Notaufnahme

Gestern mal wieder in der Notaufnahme, als Angehöriger. Wir drücken den grün-leuchtenden Türöffner, um die  von zwei Damen besetzte Anmeldekabine zu betreten. Die Tür öffnet sich nicht. Abstand halten! steht auf einem Schild und Warten, bis sie hereingebeten werden! Oder so ähnlich.
Ich überlege, wie ich deutlich mache, dass ich eintreten möchte, und ziehe mein Ich-möchte-eintreten-aber die Tür-geht-nicht-auf-Gesicht auf. Innen wird ein Knopf gedrückt und das Sesam öffnet sich. Mein Gesicht hat gewirkt.
Wir wollten fragen, wo sich Frau nennen wir sie Henningmeier befindet.

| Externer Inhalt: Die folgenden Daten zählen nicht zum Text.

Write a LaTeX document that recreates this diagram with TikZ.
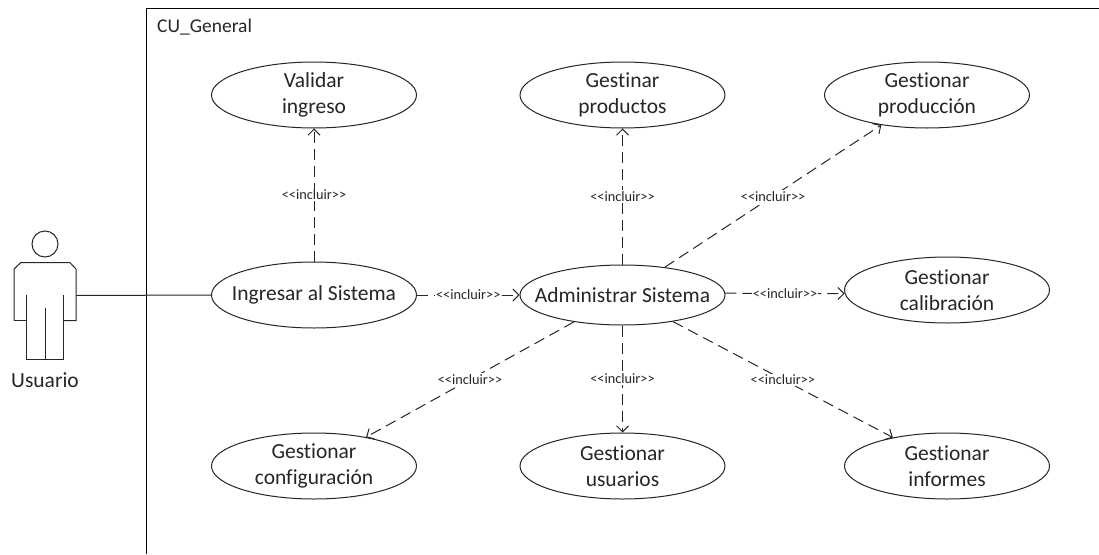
\documentclass[tikz,border=0pt]{standalone}
\usepackage{fontspec}
\setmainfont[RawFeature={-liga;-clig;-dlig}]{Carlito}
\usetikzlibrary{arrows.meta,shapes.geometric}
\tikzset{
 uc/.style={draw=black!85,line width=1pt,ellipse,minimum width=205pt,minimum height=66pt,inner xsep=-25pt,inner ysep=-6pt,align=center,font=\fontsize{21.5}{26}\selectfont,text=black!85},
 inc/.style={draw=black!85,line width=1pt,dash pattern=on 11pt off 6pt,-{Straight Barb[length=6pt,width=12pt,line width=1pt]}},
 lbl/.style={fill=white,inner sep=1pt,font=\fontsize{14.3}{16}\selectfont,text=black!85},
 actorline/.style={draw=black!85,line width=1pt},
}
\begin{document}
\begin{tikzpicture}[x=1pt,y=-1pt]
\useasboundingbox (0,0) rectangle (1099,554);
\fill[white] (0,0) rectangle (1099,554);
\draw[line width=1pt] (146.5,554) -- (146.5,8.5) -- (1099,8.5);
\node[anchor=west,inner sep=0pt,font=\fontsize{19.5}{22}\selectfont,text=black!85] (title) at (157,27) {CU\_General};
% actor
\node[draw=black!85,line width=1pt,circle,minimum size=26pt,inner sep=0pt] (head) at (45,244) {};
\draw[actorline] (14,320.5) -- (14,269) -- (20.7,262.7) -- (70,262.7) -- (76,269) -- (76,320.5) -- (63.3,320.5);
\draw[actorline] (14,320.5) -- (26.7,320.5);
\draw[actorline] (26.7,295) -- (26.7,359.3) -- (63.3,359.3) -- (63.3,295);
\draw[actorline] (45,307.7) -- (45,359.3);
\coordinate (actorhand) at (76,295.5);
\node[anchor=center,inner sep=0pt,font=\fontsize{21.5}{24}\selectfont,text=black!85] (usuario) at (45,380) {Usuario};
% use cases
\node[uc] (validar) at (314,95) {Validar\\ingreso};
\node[uc] (productos) at (622.5,95) {Gestinar\\productos};
\node[uc] (produccion) at (927,95) {Gestionar\\producción};
\node[uc] (ingresar) at (314,295) {Ingresar al Sistema};
\node[uc,minimum height=60pt] (admin) at (622.5,295) {Administrar Sistema};
\node[uc] (calib) at (947,290) {Gestionar\\calibración};
\node[uc] (config) at (314,466) {Gestionar\\configuración};
\node[uc] (usuarios) at (622.5,466) {Gestionar\\usuarios};
\node[uc] (informes) at (947,466) {Gestionar\\informes};
% connectors
\draw[actorline] (actorhand) -- (ingresar.west);
\draw[inc] (ingresar) -- (validar) node[lbl,pos=.5] {<{}<incluir>{}>};
\draw[inc] (ingresar) -- (admin) node[lbl,pos=.5] {<{}<incluir>{}>};
\draw[inc] (admin) -- (productos) node[lbl,pos=.5] {<{}<incluir>{}>};
\draw[inc] (admin) -- (produccion) node[lbl,pos=.5] {<{}<incluir>{}>};
\draw[inc] (admin.1) -- (calib.182) node[lbl,pos=.5] {<{}<incluir>{}>};
\draw[inc] (admin) -- (config) node[lbl,pos=.5] {<{}<incluir>{}>};
\draw[inc] (admin) -- (usuarios) node[lbl,pos=.5] {<{}<incluir>{}>};
\draw[inc] (admin) -- (informes) node[lbl,pos=.5] {<{}<incluir>{}>};
\end{tikzpicture}
\end{document}
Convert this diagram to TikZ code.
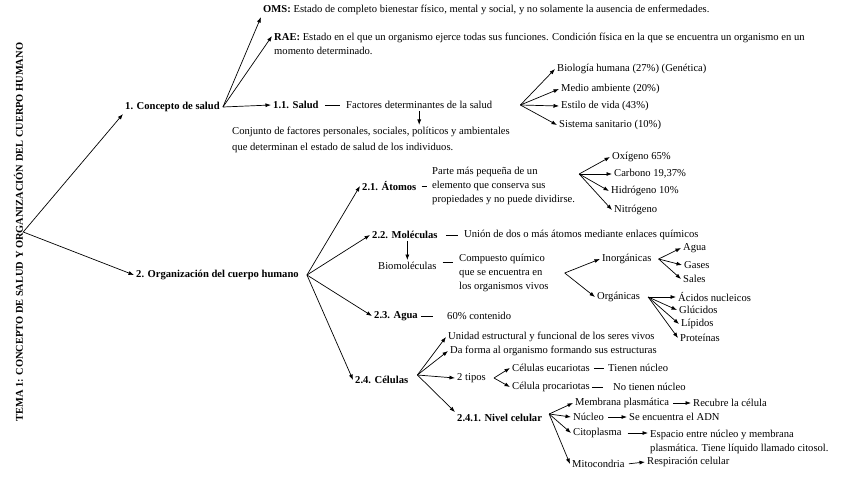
\documentclass[tikz,border=0pt]{standalone}
\usepackage{fontspec}
\setmainfont{Liberation Serif}
\usepackage{tikz}
\usetikzlibrary{arrows.meta}

\tikzset{
	txt/.style={anchor=west, inner sep=2pt, align=left},
	hd/.style={txt, font=\fontsize{10.6}{14}\selectfont\bfseries},
	arr/.style={-{Latex[length=5.5pt,width=4pt]}, line width=0.7pt},
	tie/.style={line width=0.6pt, shorten <=4pt, shorten >=4pt},
}

\begin{document}
\begin{tikzpicture}[x=1pt, y=-1pt, font=\fontsize{10.6}{14}\selectfont]
					\useasboundingbox (0,0) rectangle (848,477);
					
					\node[rotate=90, inner sep=0pt, font=\fontsize{10.4}{12}\selectfont\bfseries] (tema) at (18.5,232) {TEMA 1: CONCEPTO DE SALUD Y ORGANIZACIÓN DEL CUERPO HUMANO};
					\node[hd] (c1) at (123,107) {1. Concepto de salud};
					\node[hd] (c2) at (134,275) {2. Organización del cuerpo humano};
					\draw[arr] (tema.south) -- (c1.south west);
					\draw[arr] (tema.south) -- (c2.west);
					
					\node[txt] (oms) at (261,10) {\textbf{OMS:} Estado de completo bienestar físico, mental y social, y no solamente la ausencia de enfermedades.};
					\node[txt] (rae) at (272,44) {\textbf{RAE:} Estado en el que un organismo ejerce todas sus funciones. Condición física en la que se encuentra un organismo en un\\momento determinado.};
					\node[hd] (s11) at (271,105) {1.1. Salud};
					\node[txt] (fact) at (344,105) {Factores determinantes de la salud};
					\node[txt, font=\fontsize{10.6}{16}\selectfont] (conj) at (230,140) {Conjunto de factores personales, sociales, políticos y ambientales\\que determinan el estado de salud de los individuos.};
					\coordinate (c1o) at ([xshift=1pt]c1.east);
					\draw[arr] (c1o) -- (oms.south west);
					\draw[arr] (c1o) -- ([yshift=8pt]rae.west);
					\draw[arr] (c1o) -- (s11.west);
					\draw[tie] (s11.east) -- (fact.west);
					\draw[arr] (fact.south) -- (fact.south |- conj.north);
					
					\node[txt] (bio) at (555,69) {Biología humana (27\%) (Genética)};
					\node[txt] (medio) at (559,89) {Medio ambiente (20\%)};
					\node[txt] (estilo) at (559,106) {Estilo de vida (43\%)};
					\node[txt] (sist) at (557,125) {Sistema sanitario (10\%)};
					\coordinate (facto) at ([xshift=26pt]fact.east);
					\foreach \n in {bio, medio, estilo, sist}
						\draw[arr] (facto) -- (\n.west);
					
					\node[hd] (at) at (360,186) {2.1. Átomos};
					\node[hd] (mol) at (370,235) {2.2. Moléculas};
					\node[hd] (ag) at (372,316) {2.3. Agua};
					\node[hd] (cel) at (353,380) {2.4. Células};
					\coordinate (c2o) at ([xshift=6pt]c2.east);
					\foreach \n in {at, mol, ag, cel}
						\draw[arr] (c2o) -- (\n.west);
					
					\node[txt] (parte) at (430,186) {Parte más pequeña de un\\elemento que conserva sus\\propiedades y no puede dividirse.};
					\node[txt] (oxi) at (610,157) {Oxígeno 65\%};
					\node[txt] (carb) at (612,174) {Carbono 19,37\%};
					\node[txt] (hidr) at (609,191) {Hidrógeno 10\%};
					\node[txt] (nitr) at (612,210) {Nitrógeno};
					\draw[tie, shorten <=3pt, shorten >=3pt] (at.east) -- (parte.west);
					\coordinate (parteo) at ([xshift=2pt, yshift=12pt]parte.east);
					\foreach \n in {oxi, carb, hidr, nitr}
						\draw[arr] (parteo) -- (\n.west);
					
					\node[txt] (union) at (462,235) {Unión de dos o más átomos mediante enlaces químicos};
					\node[txt] (biom) at (376,266) {Biomoléculas};
					\node[txt] (comp) at (457,273) {Compuesto químico\\que se encuentra en\\los organismos vivos};
					\draw[tie, shorten <=6pt] (mol.east) -- (union.west);
					\draw[arr] (biom.north |- mol.south) -- (biom.north);
					\draw[tie] ([yshift=4pt]biom.east) -- ([yshift=4pt]biom.east -| comp.west);
					
					\node[txt] (inorg) at (600,259) {Inorgánicas};
					\node[txt] (org) at (595,297) {Orgánicas};
					\coordinate (compo) at ([xshift=14pt]comp.east);
					\draw[arr] (compo) -- (inorg.west);
					\draw[arr] (compo) -- (org.west);
					
					\node[txt] (agua) at (681,248) {Agua};
					\node[txt] (gases) at (682,265) {Gases};
					\node[txt] (sales) at (681,279) {Sales};
					\coordinate (inorgo) at ([xshift=5pt]inorg.east);
					\foreach \n in {agua, gases, sales}
						\draw[arr] (inorgo) -- (\n.west);
					
					\node[txt] (acid) at (676,297) {Ácidos nucleicos};
					\node[txt] (gluc) at (677,310) {Glúcidos};
					\node[txt] (lip) at (679,324) {Lípidos};
					\node[txt] (prot) at (678,338) {Proteínas};
					\coordinate (orgo) at ([xshift=6pt]org.east);
					\foreach \n in {acid, gluc, lip, prot}
						\draw[arr] (orgo) -- (\n.west);
					
					\node[txt] (cont) at (445,316) {60\% contenido};
					\draw[tie, shorten <=1pt, shorten >=12pt] (ag.east) -- (cont.west);
					
					\node[txt] (unid) at (446,337) {Unidad estructural y funcional de los seres vivos};
					\node[txt] (forma) at (448,351) {Da forma al organismo formando sus estructuras};
					\node[txt] (tipos) at (455,378) {2 tipos};
					\node[hd] (niv) at (455,418) {2.4.1. Nivel celular};
					\coordinate (celo) at ([xshift=7pt, yshift=5pt]cel.east);
					\foreach \n in {unid, forma, tipos}
						\draw[arr] (celo) -- (\n.west);
					\draw[arr] (celo) -- (niv.north west);
					
					\node[txt] (euc) at (510,368) {Células eucariotas};
					\node[txt] (pro) at (510,387) {Célula procariotas};
					\node[txt] (tnuc) at (606,368) {Tienen núcleo};
					\node[txt] (nnuc) at (611,387) {No tienen núcleo};
					\coordinate (tiposo) at ([xshift=6pt]tipos.east);
					\draw[arr] (tiposo) -- (euc.west);
					\draw[arr] (tiposo) -- (pro.west);
					\draw[tie, shorten <=2pt, shorten >=2pt] (euc.east) -- (tnuc.west);
					\draw[tie, shorten <=0pt, shorten >=8pt] (pro.east) -- (nnuc.west);
					
					\node[txt] (memb) at (573,403) {Membrana plasmática};
					\node[txt] (recub) at (691,403) {Recubre la célula};
					\node[txt] (nucl) at (571,417) {Núcleo};
					\node[txt] (adn) at (627,417) {Se encuentra el ADN};
					\node[txt] (cito) at (571,433) {Citoplasma};
					\node[txt] (esp) at (648,442) {Espacio entre núcleo y membrana\\plasmática. Tiene líquido llamado citosol.};
					\node[txt] (mito) at (570,464) {Mitocondria};
					\node[txt] (resp) at (645,462) {Respiración celular};
					\coordinate (nivo) at ([xshift=5pt, yshift=4pt]niv.east);
					\foreach \n in {memb, nucl, cito, mito}
						\draw[arr] (nivo) -- (\n.west);
					\draw[arr, shorten <=2pt] (memb.east) -- (recub.west);
					\draw[arr, shorten <=2pt] (nucl.east) -- (adn.west);
					\draw[arr, shorten <=4pt] (cito.east) -- ([yshift=9pt]esp.west);
					\draw[arr, shorten <=2pt] (mito.east) -- (resp.west);
				\end{tikzpicture}
\end{document}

Ich schaue mal, setzen Sie sich ruhig.
Wir setzen uns vor die Glasschiebetür und warten. Die Dame kehrt zurück, ist betriebsam und hat scheinbar Schichtwechsel, packt ihre Sachen und verschwindet in der Raucherzone oder im Sozialraum, kehrt kurz darauf mit einem Rucksack zurück, geht an uns vorbei. Sagt aber nichts. Aha. Sie hat geschaut, aber nicht versprochen etwas zu sagen.
Vorher hatte sie die Anmeldung an die Kollegin übergeben, die nach eigener Aussage "pünktlich" war und auf ihre Armbanduhr deutete. Wir starren auf den grün-leuchtenden Türöffner, und welche Funktion er hat. Vielleicht die, den Insassen in der Anmeldekabine die Gelegenheit zu geben: Warten Sie bitte, bis Sie hereingebeten werden! zu sagen.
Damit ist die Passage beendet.